What to Feed Your Cukes
Cucumbers grow best in soil enhanced with organic fertilizer because organic fertilizer does things for the soil that a synthetic one simply can’t:
- Organic fertilizer releases its nutrients slowly, feeding your plants much longer than a synthetic one.
- Organic fertilizer has none of the mineral salts that burn young cucumber roots .
- Organic fertilizer nurtures the soil microbes that break down nutrients for easy uptake. And it improves the soil’s texture with spaces for beneficial bacteria and air pockets to supply the roots and earthworms with oxygen.
To get your cukes off to the best possible start, work plenty of organic fertilizer into the soil about a month before planting. Good choices include organic compost available from most garden supply stores or — if you can get it – well-aged manure from organically-fed livestock.
Preparing the Bed
Loosen the top 10 to 12 inches of the cuke bed with a spade and then work in a 2-inch layer of your chosen fertilizer. Mound the mixed soil in hills and mix another 2-inch layer into the surface. The fertilizer slowly releases its nutrients so that after you plant, your cukes will have a steady food supply.
The Mid-Season Meal
The first step to growing cucumbers with the heaviest harvest is to fertilize for the heaviest bloom. As soon as the first sunny-yellow cucumber flower appears, dose your cukes with a balanced, slow-release fertilizer.
Picking the Best Balanced Fertilizer
A balanced fertilizer is one with equal N-P-K (nitrogen-potassium-phosphorous) numbers on the label. A granular, slow-release formula will feed your cukes through the blooming and fruiting phase without burning their roots.
Expert gardener’s tip: For the best results, use a granular fertilizer formulated with calcium, sulfur and magnesium for healthy, chlorophyll-rich leaves. If it contains bacteria and humic acid, even better. They’ll make the nutrients more absorbable.

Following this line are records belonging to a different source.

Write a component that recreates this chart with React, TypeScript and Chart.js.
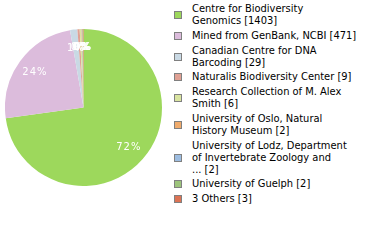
import React, { useEffect, useRef } from "react";
import { Chart, registerables } from "chart.js";

Chart.register(...registerables);

const categories = [
  "Centre for Biodiversity Genomics",
  "Mined from GenBank, NCBI",
  "Canadian Centre for DNA Barcoding",
  "Naturalis Biodiversity Center",
  "Research Collection of M. Alex Smith",
  "University of Oslo, Natural History Museum",
  "University of Lodz, Department of Invertebrate Zoology and ...",
  "University of Guelph",
  "3 Others",
];
const counts = [1403, 471, 29, 9, 6, 2, 2, 2, 3];
const colors = [
  "#9dd85c",
  "#dcbcdc",
  "#c9d9e4",
  "#e0a194",
  "#d9e4a0",
  "#f0ab6c",
  "#9dbde1",
  "#9dc47c",
  "#dc7354",
];

const WRAP_CHARS = 30;

function wrapLabel(name: string, count: number): string[] {
  const words = name.split(" ");
  const lines: string[] = [];
  let cur = "";
  for (const w of words) {
    const cand = cur ? cur + " " + w : w;
    if (cand.length > WRAP_CHARS && cur) {
      lines.push(cur);
      cur = w;
    } else {
      cur = cand;
    }
  }
  if (cur) lines.push(cur);
  lines[lines.length - 1] += " [" + count + "]";
  return lines;
}

const pctPlugin = {
  id: "pctLabels",
  afterDatasetsDraw(chart: any) {
    const ctx = chart.ctx;
    const meta = chart.getDatasetMeta(0);
    const data = chart.data.datasets[0].data as number[];
    const total = data.reduce((a, b) => a + b, 0);
    ctx.save();
    ctx.fillStyle = "#ffffff";
    ctx.font = "10px 'DejaVu Sans'";
    try {
      (ctx as any).letterSpacing = "1px";
    } catch (e) {}
    ctx.textAlign = "center";
    ctx.textBaseline = "middle";
    meta.data.forEach((arc: any, i: number) => {
      const p = arc.getProps(["x", "y", "startAngle", "endAngle", "outerRadius"], true);
      const mid = (p.startAngle + p.endAngle) / 2;
      const r = p.outerRadius * 0.765;
      const label = Math.floor((data[i] / total) * 100) + "%";
      ctx.fillText(label, p.x + Math.cos(mid) * r, p.y + Math.sin(mid) * r);
    });
    ctx.restore();
  },
};

export default function App() {
  const ref = useRef<HTMLCanvasElement | null>(null);
  useEffect(() => {
    if (!ref.current) return;
    const chart = new Chart(ref.current, {
      type: "pie",
      data: {
        labels: categories,
        datasets: [
          {
            data: counts,
            backgroundColor: colors,
            borderWidth: 0,
          },
        ],
      },
      options: {
        responsive: false,
        maintainAspectRatio: false,
        animation: false,
        layout: { padding: 0 },
        plugins: {
          legend: { display: false },
          tooltip: { enabled: false },
        },
      },
      plugins: [pctPlugin],
    });
    return () => chart.destroy();
  }, []);

  return (
    <div style={{ position: "absolute", left: 0, top: 0, width: 380, height: 240, background: "#fff" }}>
      <canvas
        ref={ref}
        width={157}
        height={157}
        style={{ position: "absolute", left: 5, top: 29, width: 157, height: 157 }}
      />
      <div
        style={{
          position: "absolute",
          left: 174,
          top: 3,
          height: 202,
          width: 204,
          display: "flex",
          flexDirection: "column",
          justifyContent: "space-between",
          fontFamily: "'DejaVu Sans Condensed', 'DejaVu Sans', sans-serif",
          fontSize: 11,
          lineHeight: "12px",
          color: "#000",
        }}
      >
        {categories.map((c, i) => (
          <div key={c} style={{ display: "flex", alignItems: "center" }}>
            <div
              style={{
                width: 8,
                height: 8,
                boxSizing: "border-box",
                border: "1px solid #808080",
                background: colors[i],
                marginRight: 10,
                flex: "none",
              }}
            />
            <div>
              {wrapLabel(c, counts[i]).map((l, j) => (
                <div key={j} style={{ whiteSpace: "nowrap" }}>
                  {l}
                </div>
              ))}
            </div>
          </div>
        ))}
      </div>
    </div>
  );
}
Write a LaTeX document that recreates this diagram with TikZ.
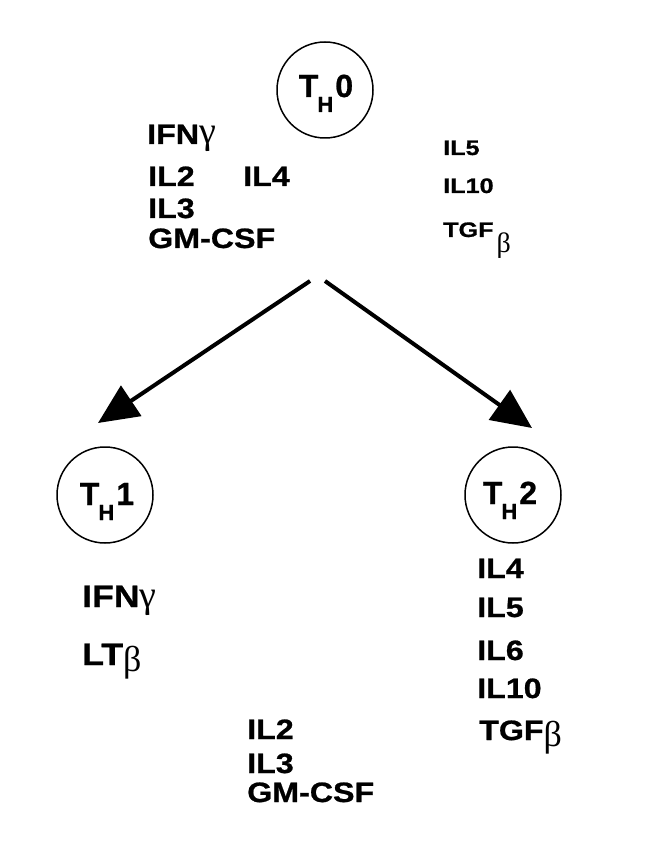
\documentclass[tikz,border=0pt]{standalone}
\usepackage{fontspec}
\usetikzlibrary{arrows.meta}
\setmainfont[FakeBold=0.8]{Liberation Sans}
\newfontfamily\labfont[FakeStretch=1.15,FakeBold=0.8]{Liberation Sans}
\newfontfamily\smfont[FakeStretch=1.2,FakeBold=0.8]{Liberation Sans}
\newfontfamily\grkfont{Liberation Serif}
\newcommand\gam{{\grkfont\mdseries\fontsize{38}{38}\selectfont γ}}
\newcommand\bet[2][-8pt]{\raisebox{#1}{\grkfont\mdseries\fontsize{#2}{#2}\selectfont β}}
\newcommand\thlab[1]{T\kern-1pt\raisebox{-15pt}{\fontsize{22}{22}\selectfont H}\kern2pt#1}
\begin{document}
\begin{tikzpicture}[x=1pt,y=-1pt]
\useasboundingbox[fill=white] (0,0) rectangle (666,858);
\tikzset{
 cell/.style={circle,draw,line width=1.5pt,minimum size=96pt,inner sep=0pt},
 lbl/.style={anchor=base west,inner sep=0pt,font=\labfont\bfseries\fontsize{28}{28}\selectfont},
 biglbl/.style={anchor=base west,inner sep=0pt,font=\labfont\bfseries\fontsize{31}{31}\selectfont},
 smalltxt/.style={anchor=base west,inner sep=0pt,font=\smfont\bfseries\fontsize{21}{21}\selectfont},
 thtxt/.style={anchor=base,inner sep=0pt,font=\bfseries\fontsize{32}{32}\selectfont},
 arr/.style={line width=4pt,-{Triangle[length=40pt,width=36pt]}}
}
% cells
\node[cell] (th0) at (325,90) {};
\node[thtxt] (th0l) at (326,97) {\thlab{0}};
\node[cell] (th1) at (105,495) {};
\node[thtxt] (th1l) at (107,505) {\thlab{1}};
\node[cell] (th2) at (513,495) {};
\node[thtxt] (th2l) at (510,504) {\thlab{2}};
% top-left list
\node[lbl] (t1) at (147,144) {IFN\gam};
\node[lbl] (t2) at (148,186) {IL2};
\node[lbl] (t3) at (148,218) {IL3};
\node[lbl] (t4) at (148,248) {GM-CSF};
\node[lbl] (t5) at (243,186) {IL4};
% top-right list
\node[smalltxt] (r1) at (443,155) {IL5};
\node[smalltxt] (r2) at (443,193) {IL10};
\node[smalltxt] (r3) at (443,237) {TGF\kern3pt\bet[-16pt]{28}};
% arrows
\coordinate (a1s) at (310,281);
\coordinate (a1e) at (98,423);
\coordinate (a2s) at (325,281);
\coordinate (a2e) at (532,428);
\draw[arr] (a1s) -- (a1e);
\draw[arr] (a2s) -- (a2e);
% TH1 list
\node[biglbl] (l1) at (82,607) {IFN\gam};
\node[biglbl] (l2) at (82,665) {LT\bet[-6pt]{36}};
% TH2 list
\node[lbl] (m1) at (477,578) {IL4};
\node[lbl] (m2) at (477,617) {IL5};
\node[lbl] (m3) at (477,660) {IL6};
\node[lbl] (m4) at (477,698) {IL10};
\node[lbl] (m5) at (479,740) {TGF\bet[-6pt]{36}};
% bottom list
\node[lbl] (b1) at (247,739) {IL2};
\node[lbl] (b2) at (247,773) {IL3};
\node[lbl] (b3) at (247,802) {GM-CSF};
\end{tikzpicture}
\end{document}
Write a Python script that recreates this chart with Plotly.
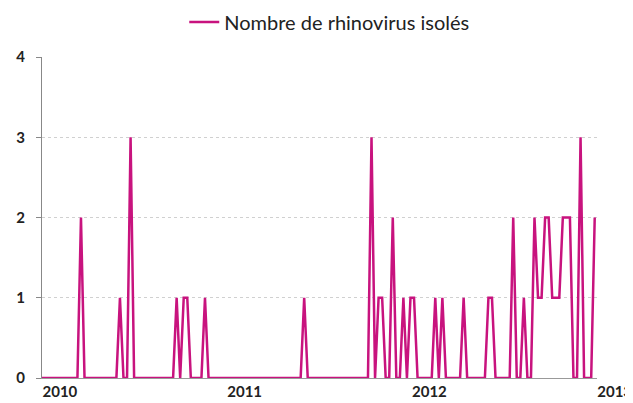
import pandas as pd
import plotly.graph_objects as go

# Weekly counts of isolated rhinoviruses
values_2010 = [0]*11 + [2] + [0]*10 + [1, 0, 0, 3] + [0]*12 + [1, 0, 1, 1, 0, 0, 0, 0, 1] + [0]*5
values_2011 = [0]*22 + [1] + [0]*18 + [3, 0, 1, 1, 0, 0, 2, 0, 0, 1, 0]
values_2012 = [1, 1, 0, 0, 0, 0, 0, 1, 0, 1, 0, 0, 0, 0, 0, 1, 0, 0, 0, 0, 0, 0, 1, 1,
               0, 0, 0, 0, 0, 2, 0, 0, 1, 0, 0, 2, 1, 1, 2, 2, 1, 1, 1, 2, 2, 2, 0, 0, 3,
               0, 0, 0, 2]
counts = values_2010 + values_2011 + values_2012
weeks = pd.date_range("2010-01-01", periods=len(counts), freq="7D")

series_name = "Nombre de rhinovirus isolés"
year_ticks = ["2010-01-01", "2011-01-01", "2012-01-01", "2013-01-01"]
year_labels = ["2010", "2011", "2012", "2013"]
y_ticks = [0, 1, 2, 3, 4]

fig = go.Figure()
fig.add_trace(go.Scatter(
    x=weeks, y=counts, mode="lines", name=series_name,
    line=dict(color="#C8137E", width=2.5),
))

W, H = 625, 395
font_family = "Lato, 'Open Sans', sans-serif"
fig.update_layout(
    width=W, height=H,
    margin=dict(l=34, r=36, t=49, b=25, autoexpand=False),
    paper_bgcolor="white", plot_bgcolor="white",
    font=dict(family=font_family, color="#222"),
    showlegend=True,
    legend=dict(orientation="h", x=0.514, xref="container", xanchor="center",
                y=1 - 14 / H, yref="container", yanchor="middle",
                font=dict(size=20, color="#222"), itemwidth=30,
                bgcolor="rgba(0,0,0,0)"),
    xaxis=dict(
        type="date", range=["2010-01-01", "2013-01-01 12:00"],
        tickvals=year_ticks, ticktext=year_labels,
        ticklabelposition="outside right", ticklabeloverflow="allow",
        tickfont=dict(size=15, color="#222", weight="bold"),
        showgrid=False, showline=True, linecolor="#999", linewidth=1,
        ticks="", zeroline=False, automargin=False,
    ),
    yaxis=dict(
        range=[0, 4], tickvals=y_ticks,
        tickfont=dict(size=15, color="#222", weight="bold"),
        showgrid=True, gridcolor="#d0d0d0", griddash="dot", gridwidth=1,
        showline=True, linecolor="#888", linewidth=1,
        ticks="outside", ticklen=5, tickcolor="#888",
        ticklabelstandoff=8, zeroline=False, automargin=False,
    ),
)

fig.write_html("out.html")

Applying Granular Fertilizer
The application rate for most granular fertilizers is between 1 and 2 tablespoons (14.8 and 29.6 ml) per plant, or 1 to 2 pounds (1.1 to 2.2 kilograms) for each 25-foot (7.62 meter) row. To avoid over-fertilizing, however, use the amount recommended on the label. Simply spread the fertilizer over the soil at least 8 inches (20.3 cm) away from the bases of the cukes, rake it in and water well.